_Direction_:
All of the material should be reproduced exactly, with pictures left out.

_Material_:
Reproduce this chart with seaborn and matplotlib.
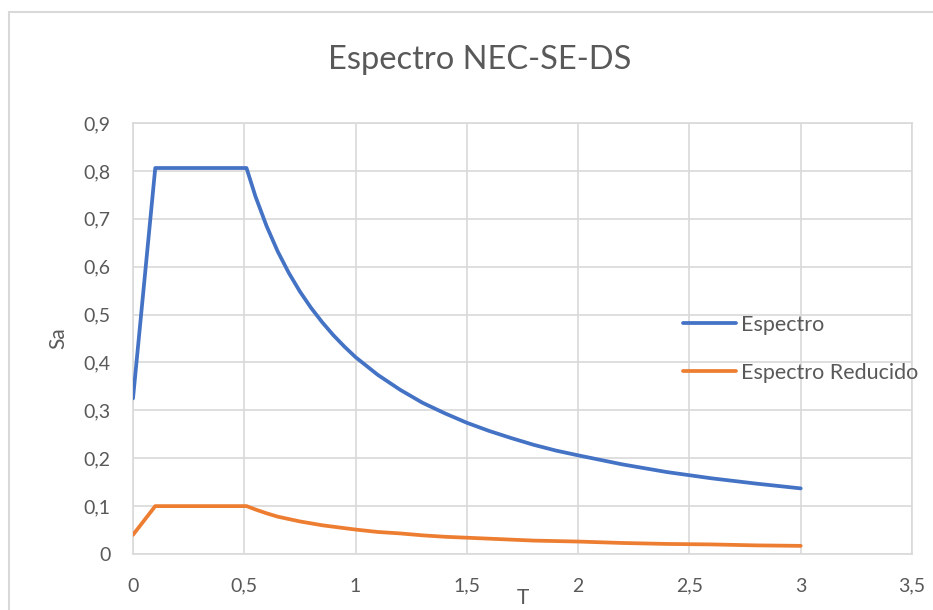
import matplotlib
matplotlib.use("Agg")
import matplotlib.pyplot as plt
import matplotlib.patches as mpatches
import seaborn as sns
import pandas as pd

# Period values (s)
periodo = [0.0, 0.05, 0.1, 0.15, 0.2, 0.25, 0.3, 0.35, 0.4, 0.45, 0.5, 0.51,
           0.55, 0.6, 0.65, 0.7, 0.75, 0.8, 0.85, 0.9, 0.95, 1.0,
           1.1, 1.2, 1.3, 1.4, 1.5, 1.6, 1.7, 1.8, 1.9, 2.0,
           2.2, 2.4, 2.6, 2.8, 3.0]

# Elastic design spectrum Sa (g)
espectro = [0.325, 0.565, 0.806, 0.806, 0.806, 0.806, 0.806, 0.806, 0.806, 0.806, 0.806, 0.806,
            0.747, 0.685, 0.632, 0.587, 0.548, 0.514, 0.484, 0.457, 0.433, 0.411,
            0.374, 0.343, 0.316, 0.294, 0.274, 0.257, 0.242, 0.228, 0.216, 0.206,
            0.187, 0.171, 0.158, 0.147, 0.137]

# Reduced (inelastic) spectrum Sa (g)
reducido = [0.040, 0.070, 0.100, 0.100, 0.100, 0.100, 0.100, 0.100, 0.100, 0.100, 0.100, 0.100,
            0.093, 0.085, 0.078, 0.073, 0.068, 0.064, 0.060, 0.057, 0.054, 0.051,
            0.046, 0.043, 0.039, 0.036, 0.034, 0.032, 0.030, 0.028, 0.027, 0.026,
            0.023, 0.021, 0.020, 0.018, 0.017]

series = ["Espectro", "Espectro Reducido"]
x_ticks = [0, 0.5, 1, 1.5, 2, 2.5, 3, 3.5]
x_ticklabels = ["0", "0,5", "1", "1,5", "2", "2,5", "3", "3,5"]
y_ticks = [0, 0.1, 0.2, 0.3, 0.4, 0.5, 0.6, 0.7, 0.8, 0.9]
y_ticklabels = ["0", "0,1", "0,2", "0,3", "0,4", "0,5", "0,6", "0,7", "0,8", "0,9"]

df = pd.DataFrame({
    "T": periodo + periodo,
    "Sa": espectro + reducido,
    "serie": [series[0]] * len(periodo) + [series[1]] * len(periodo),
})

sns.set_theme(style="white")
plt.rcParams["font.family"] = ["Lato", "DejaVu Sans"]

text_color = "#595959"
grid_color = "#D9D9D9"
line_colors = ["#4472C4", "#ED7D31"]

fig = plt.figure(figsize=(9.33, 6.10), dpi=100)
ax = fig.add_axes([133 / 933, 1 - 554 / 610, (912 - 133) / 933, (554 - 123) / 610])

sns.lineplot(data=df, x="T", y="Sa", hue="serie", hue_order=series,
             palette=line_colors, linewidth=2.7, sort=False,
             estimator=None, ax=ax, legend=False, zorder=3)

ax.set_xlim(0, 3.5)
ax.set_ylim(0, 0.9)
ax.set_xticks(x_ticks)
ax.set_xticklabels(x_ticklabels)
ax.set_yticks(y_ticks)
ax.set_yticklabels(y_ticklabels)
ax.tick_params(axis="both", length=0, labelsize=14, colors=text_color)
ax.tick_params(axis="x", pad=17)
ax.tick_params(axis="y", pad=16)
ax.grid(True, color=grid_color, linewidth=1.2)
ax.set_axisbelow(True)
for sp in ax.spines.values():
    sp.set_color(grid_color)
    sp.set_linewidth(1.2)

ax.set_xlabel("T", fontsize=15, color=text_color, labelpad=-5)
ax.set_ylabel("Sa", fontsize=15, color=text_color, labelpad=11)

handles = [plt.Line2D([], [], color=c, linewidth=2.7) for c in line_colors]
leg = ax.legend(handles, series, loc="upper left", bbox_to_anchor=(683 / 933, 1 - 315 / 610),
                bbox_transform=fig.transFigure, frameon=False, fontsize=15.5,
                handlelength=2.45, handletextpad=0.25, labelspacing=1.3,
                borderpad=0, borderaxespad=0)
for t in leg.get_texts():
    t.set_color(text_color)

fig.text(480 / 933, 1 - 60 / 610, "Espectro NEC-SE-DS", ha="center", va="center",
         fontsize=23.5, color=text_color)

# chart-area border
fig.patches.append(mpatches.Rectangle((9 / 933, -0.1), 1.2, 1.1 - 12 / 610,
                                      transform=fig.transFigure, fill=False,
                                      edgecolor=grid_color, linewidth=1.5))

fig.savefig("out.png", dpi=100, facecolor="white")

_Result_:
Reproduce this chart with seaborn and matplotlib.
import matplotlib
matplotlib.use("Agg")
import matplotlib.pyplot as plt
import matplotlib.patches as mpatches
import seaborn as sns
import pandas as pd

# Period values (s)
periodo = [0.0, 0.05, 0.1, 0.15, 0.2, 0.25, 0.3, 0.35, 0.4, 0.45, 0.5, 0.51,
           0.55, 0.6, 0.65, 0.7, 0.75, 0.8, 0.85, 0.9, 0.95, 1.0,
           1.1, 1.2, 1.3, 1.4, 1.5, 1.6, 1.7, 1.8, 1.9, 2.0,
           2.2, 2.4, 2.6, 2.8, 3.0]

# Elastic design spectrum Sa (g)
espectro = [0.325, 0.565, 0.806, 0.806, 0.806, 0.806, 0.806, 0.806, 0.806, 0.806, 0.806, 0.806,
            0.747, 0.685, 0.632, 0.587, 0.548, 0.514, 0.484, 0.457, 0.433, 0.411,
            0.374, 0.343, 0.316, 0.294, 0.274, 0.257, 0.242, 0.228, 0.216, 0.206,
            0.187, 0.171, 0.158, 0.147, 0.137]

# Reduced (inelastic) spectrum Sa (g)
reducido = [0.040, 0.070, 0.100, 0.100, 0.100, 0.100, 0.100, 0.100, 0.100, 0.100, 0.100, 0.100,
            0.093, 0.085, 0.078, 0.073, 0.068, 0.064, 0.060, 0.057, 0.054, 0.051,
            0.046, 0.043, 0.039, 0.036, 0.034, 0.032, 0.030, 0.028, 0.027, 0.026,
            0.023, 0.021, 0.020, 0.018, 0.017]

series = ["Espectro", "Espectro Reducido"]
x_ticks = [0, 0.5, 1, 1.5, 2, 2.5, 3, 3.5]
x_ticklabels = ["0", "0,5", "1", "1,5", "2", "2,5", "3", "3,5"]
y_ticks = [0, 0.1, 0.2, 0.3, 0.4, 0.5, 0.6, 0.7, 0.8, 0.9]
y_ticklabels = ["0", "0,1", "0,2", "0,3", "0,4", "0,5", "0,6", "0,7", "0,8", "0,9"]

df = pd.DataFrame({
    "T": periodo + periodo,
    "Sa": espectro + reducido,
    "serie": [series[0]] * len(periodo) + [series[1]] * len(periodo),
})

sns.set_theme(style="white")
plt.rcParams["font.family"] = ["Lato", "DejaVu Sans"]

text_color = "#595959"
grid_color = "#D9D9D9"
line_colors = ["#4472C4", "#ED7D31"]

fig = plt.figure(figsize=(9.33, 6.10), dpi=100)
ax = fig.add_axes([133 / 933, 1 - 554 / 610, (912 - 133) / 933, (554 - 123) / 610])

sns.lineplot(data=df, x="T", y="Sa", hue="serie", hue_order=series,
             palette=line_colors, linewidth=2.7, sort=False,
             estimator=None, ax=ax, legend=False, zorder=3)

ax.set_xlim(0, 3.5)
ax.set_ylim(0, 0.9)
ax.set_xticks(x_ticks)
ax.set_xticklabels(x_ticklabels)
ax.set_yticks(y_ticks)
ax.set_yticklabels(y_ticklabels)
ax.tick_params(axis="both", length=0, labelsize=14, colors=text_color)
ax.tick_params(axis="x", pad=17)
ax.tick_params(axis="y", pad=16)
ax.grid(True, color=grid_color, linewidth=1.2)
ax.set_axisbelow(True)
for sp in ax.spines.values():
    sp.set_color(grid_color)
    sp.set_linewidth(1.2)

ax.set_xlabel("T", fontsize=15, color=text_color, labelpad=-5)
ax.set_ylabel("Sa", fontsize=15, color=text_color, labelpad=11)

handles = [plt.Line2D([], [], color=c, linewidth=2.7) for c in line_colors]
leg = ax.legend(handles, series, loc="upper left", bbox_to_anchor=(683 / 933, 1 - 315 / 610),
                bbox_transform=fig.transFigure, frameon=False, fontsize=15.5,
                handlelength=2.45, handletextpad=0.25, labelspacing=1.3,
                borderpad=0, borderaxespad=0)
for t in leg.get_texts():
    t.set_color(text_color)

fig.text(480 / 933, 1 - 60 / 610, "Espectro NEC-SE-DS", ha="center", va="center",
         fontsize=23.5, color=text_color)

# chart-area border
fig.patches.append(mpatches.Rectangle((9 / 933, -0.1), 1.2, 1.1 - 12 / 610,
                                      transform=fig.transFigure, fill=False,
                                      edgecolor=grid_color, linewidth=1.5))

fig.savefig("out.png", dpi=100, facecolor="white")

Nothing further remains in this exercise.